However, I love Robin Williams, and I had heard recently some positives of the film from film critic William Bibbiani.  I had placed it on my queue on Netflix on the weekend that I had decided to do the Punish-Myself-Binge, but I did not get to it as the first four I watched that weekend ruined that concept for me.

Finally I decided this morning would be a good time to watch it.


Okay, first of all, the casting of this movie was spot on.  As great as Robin Williams was as Popeye, I do not think I have ever seen a more inspired bit of casting than Shelley Duvall, the same year that she played Wendy Torrence in the Shining.  Duvall’s performance was as if the oddball character of Olive Oyl had leaped out of the comic strip and onto the big screen.  Paul L. Smith was a perfect Bluto.  Ray Walston, a personal favorite from Picket Fences and Eerie, Indiana, appeared as Poopdeck Pappy.  Classic character actor Paul Dooley was Wimpy.

I am watching the movie, trying to hear the constant mumbling by just about all of the characters, and then they started to sing and I thought, “Is Popeye a musical?”  Honestly, I am still not sure.  The songs were bizarre and different than I had ever heard in a musical.  That is not a bad thing, but I struggled in my head to classify it.  Perhaps the idea is that Popeye is meant to defy expectations.

The story is pretty much a group of scenes strung together to show the characters as a live-action cartoon.  We have Popeye arrive in Sweethaven searching for his pappy, meet Olive Oyl and her eccentric family (her father and his constant desire for an apology is a funny running gag), fight an unbeatable boxer, find Swee’pea, and fall for Olive.

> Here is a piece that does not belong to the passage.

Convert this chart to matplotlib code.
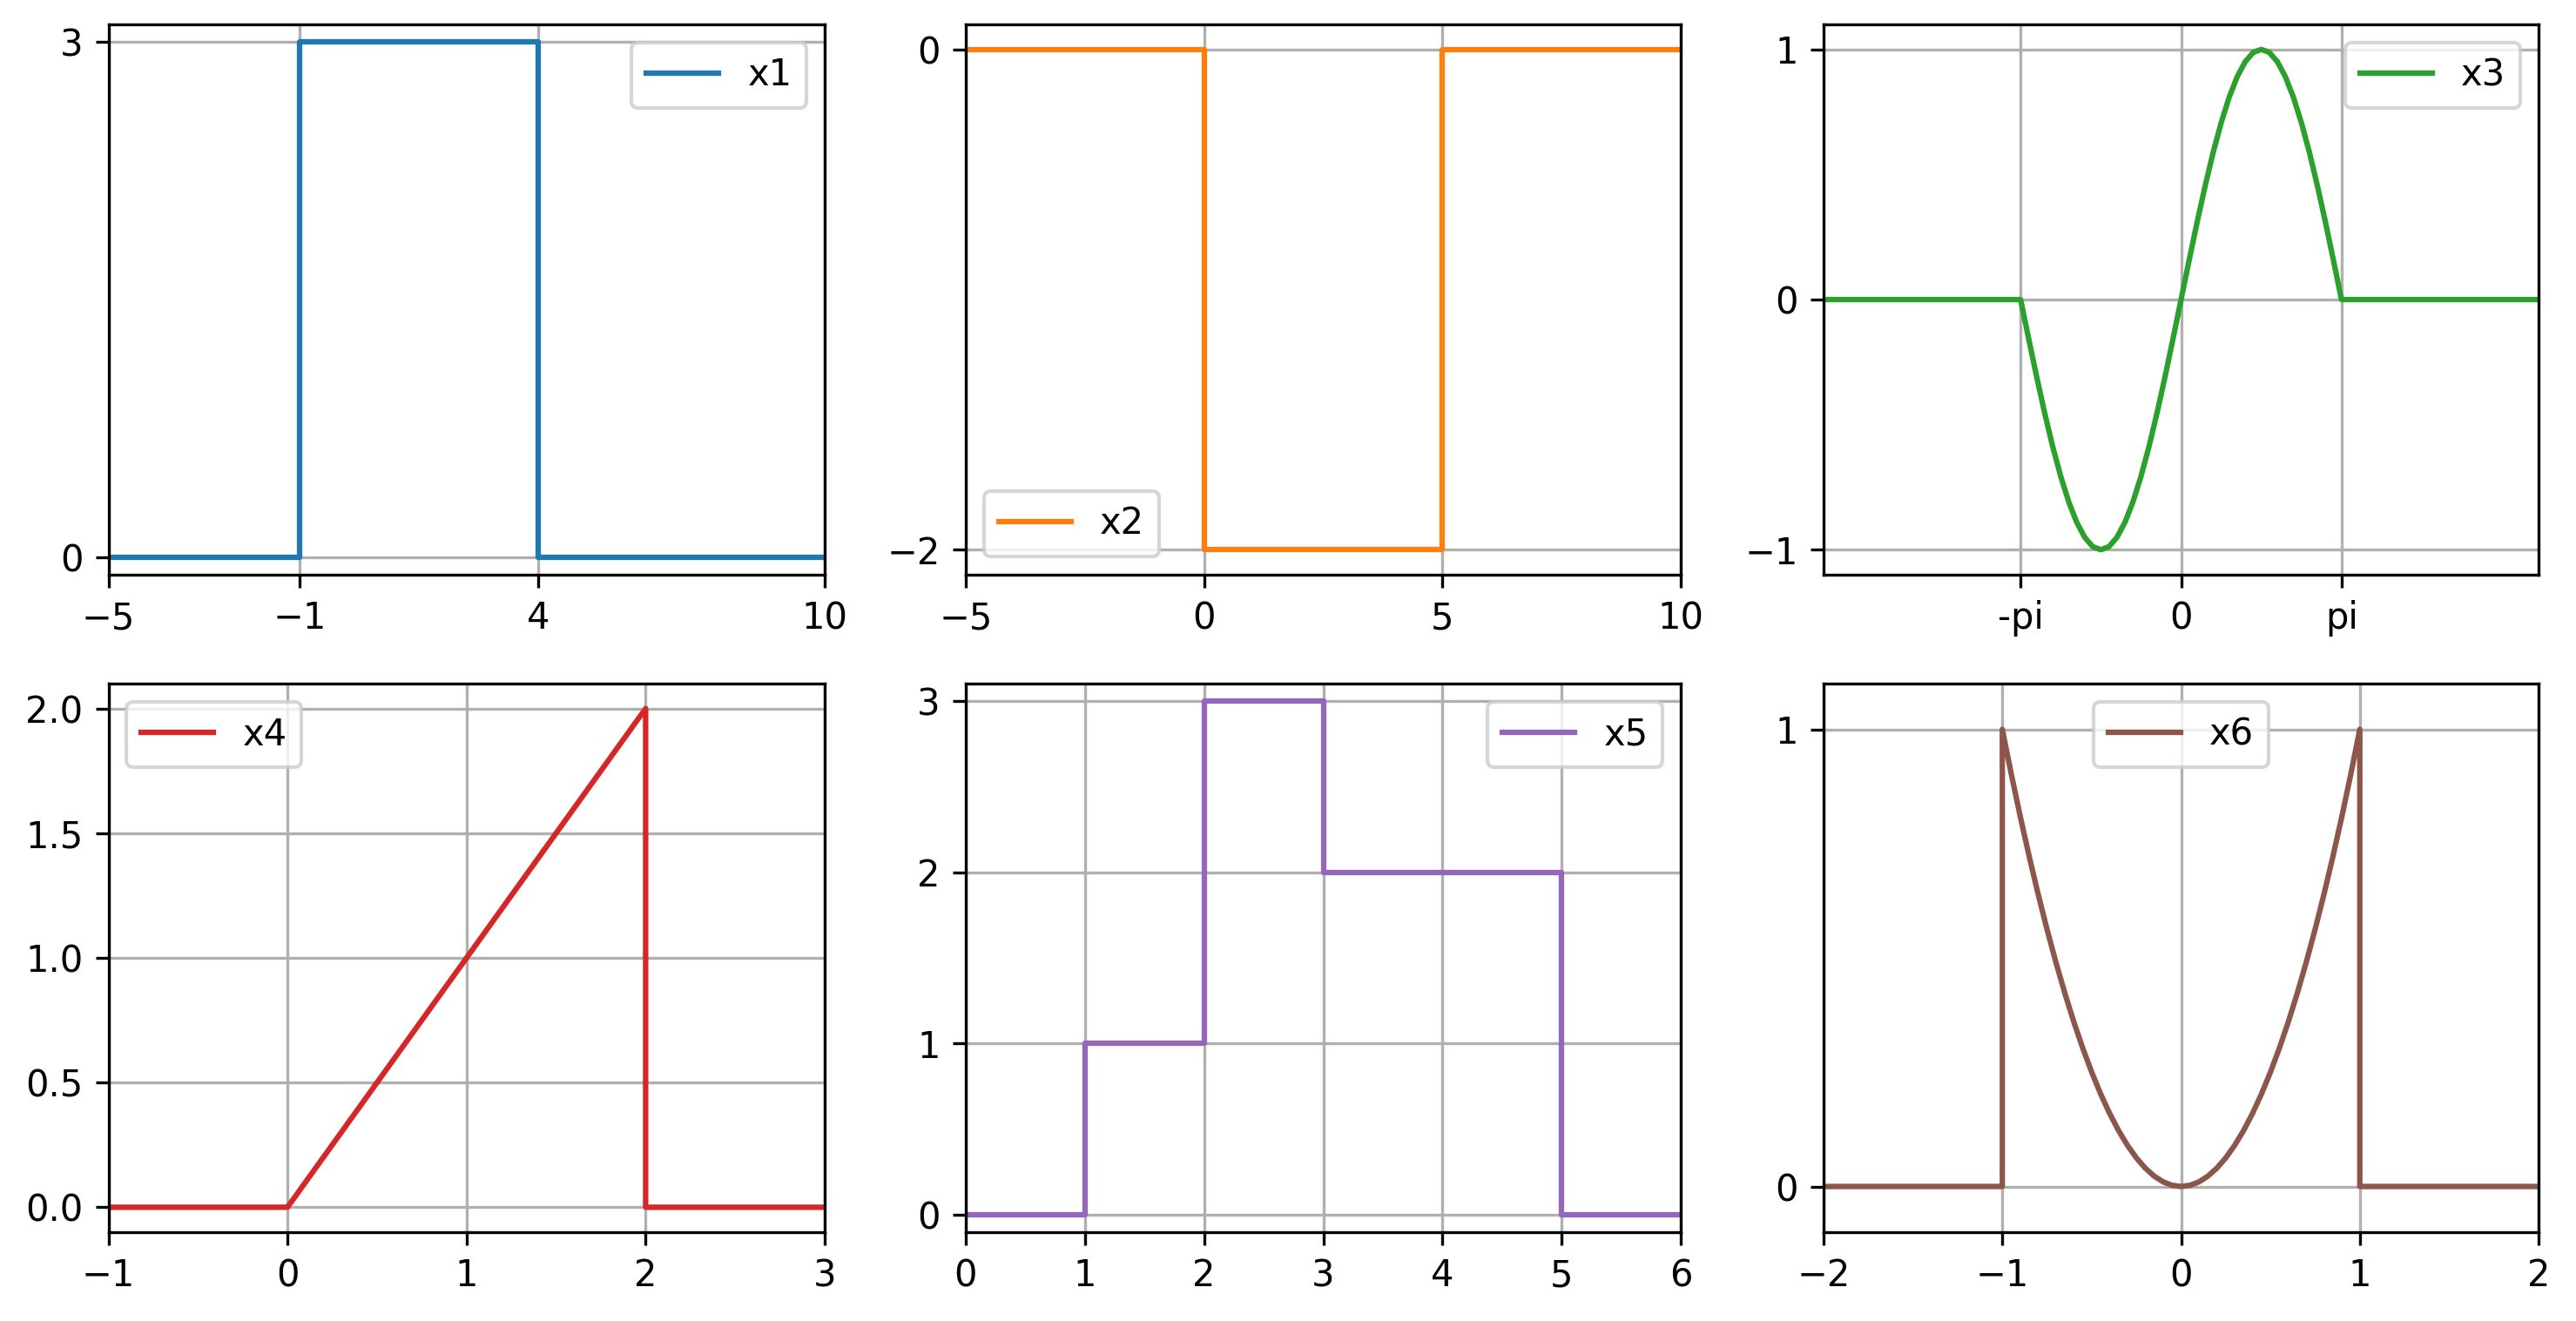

The plot actually kicks into gear in the third act when Swee’pea is kidnapped by Bluto, because the baby has some future predicting skills and Bluto wants him to find the mysterious hidden treasure.  The entire cast of characters chase after Bluto and end up on an island with a giant octopus.

Director Robert Altman created a live-action cartoon that is certainly unlike anything I have ever seen before.  As a movie, I am not sure that it is any good, but as a piece of weird and strange entertainment, Popeye succeeds.  Musical?  Maybe not.  There are songs… sort of.  The village of Sweethaven is a masterwork in construction and the people that populates the village create a world that felt lived in and, about as real as could be.

I can certainly understand why people hate this movie because it is one of the weirdest experiences I have had watching a film in a long time.  That is not a negative.


Popeye 1980 Authentic 27" x 41" Original Movie Poster Robin ...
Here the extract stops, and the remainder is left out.